The stunning victory Saturday by Dr. Ko Wen-je in the Taipei mayoral election represents the second dramatic protest, after the Sunflower movement, of the young people of Taiwan this year.
Their votes played a significant role in enabling Ko to obtain 854,000 votes, 57 per cent of the total, against 41 per cent for Sean Lien of the ruling Kuomintang (KMT).
Across the island, 620,000 people were voting for the first time.
As they did in the occupation of the Legislative Yuan in March, the young people were protesting not only against the ruling Kuomintang but also against the island’s two-party political system of the last 20 years.
Democracy has not led, as so many hoped, to a fairer and more just society – but the opposite. Taiwan now has one of the most unequal distributions of incomes in the world.
Hung Ming-hwang of Chinese Culture University says the richest 1 per cent had 14 per cent of total taxable income reported in 2011.

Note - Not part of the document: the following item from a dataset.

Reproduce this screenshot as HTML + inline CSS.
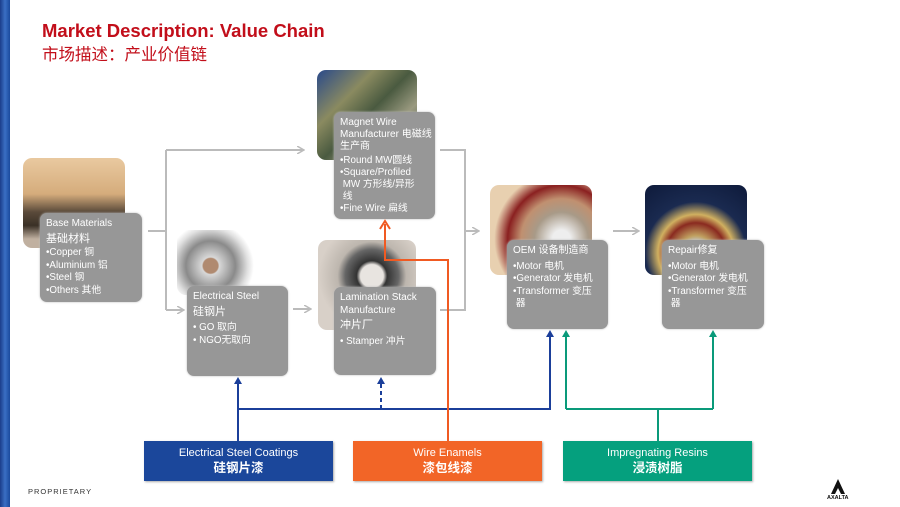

This group of 56,000 people had an average taxable income of NT$10 million (US$322,000); it rose in 28 of the previous 30 years.
Compared with the countries belonging to the Organization for Economic Cooperation and Development, Taiwan has the second-highest concentration of wealth after the United States, ahead of Singapore, Britain and Japan.
On Thursday, the government published figures showing that the average monthly wages of the island’s 8.58 million workers was just NT$35,551 (HK$8,884).
“My friends who graduated from National Taiwan University [NTU], the top in the country, earn an average starting salary of NT$22,000 a month,” said Ye Ming-chuan, a teacher.
“That is the same as a decade ago. They have no prospect of buying a home in Taipei or a major city. They are worse off than young people in Hong Kong, where wages are substantially higher.”
So the anger of those who voted for Ko and joined the Sunflower movement is similar to that of the protesters this autumn in Hong Kong.
They see the political system as having failed them and created an economy that favors the rich, the well-connected, property developers and large conglomerates.
While he was supported by the opposition Democratic Progressive Party (DPP), Ko does not belong to any political party. He says that he is neither “blue” (KMT) nor “green” (DPP) but “white”, the colour of the jacket he wears in the NTU hospital where he has worked for nearly 30 years.
He is presenting himself as bringing in a new kind of politics.
“The young see the DPP as having failed in its role to supervise the government,” Ye said. “The Sunflower movement was a protest against traditional politics, and so was a vote for Ko.
“They have a sense of helplessness. A couple who are both university graduates and have jobs have no prospect of improving their situation.”
Denis Huang, a journalist, said: “From the central government to the local level, the stranglehold on resources and the pull of interests held by conservative groups have never relaxed.
“Given the inequitable distribution of social resources, along with the future burden of growing national debt and public spending, the young have a sense of stifling helplessness.”
In the Global Competitiveness Index published by the World Economic Forum for 2014-2015, Taiwan ranked 14th, a drop of two places from a year earlier but ahead of Canada, Belgium and China, in 28th place. Hong Kong ranked seventh.
Over the past 10 years, gross domestic product has grown by an average of 3-4 per cent, but wages have fallen, if inflation is included.
This means that the wealth Taiwan has created has flowed not into the pockets of office and factory workers but large companies and owners of shares and property.
Since the mid-1980s, Taiwan’s firms have moved a large proportion of their industrial capacity to the mainland and Southeast Asia, removing a large segment of managerial and well-paying jobs.
Taiwan is competing in a global economy in which the barriers between the movement of people, goods and capital are coming down. It is competing for foreign investment against all its neighbours.
Ho Chih-chin, a former finance minister, said global wealth was concentrated in the hands of rentiers. The only way to redistribute wealth is through the tax system, he said.
But, as western countries engaged in tax reform and increased taxes on capital gains, Taiwan moved in the opposite direction.
“When the potential profit, risk and tax burden associated with speculating in real estate and stocks are far more advantageous than investing in new businesses or R&D, why bother to invest in industrial upgrading and in the younger generation?” Ho said.
The KMT’s defeat at the weekend was its worst in Taiwan since 1949.
This may force President Ma Ying-jeou to listen to the voices of the young.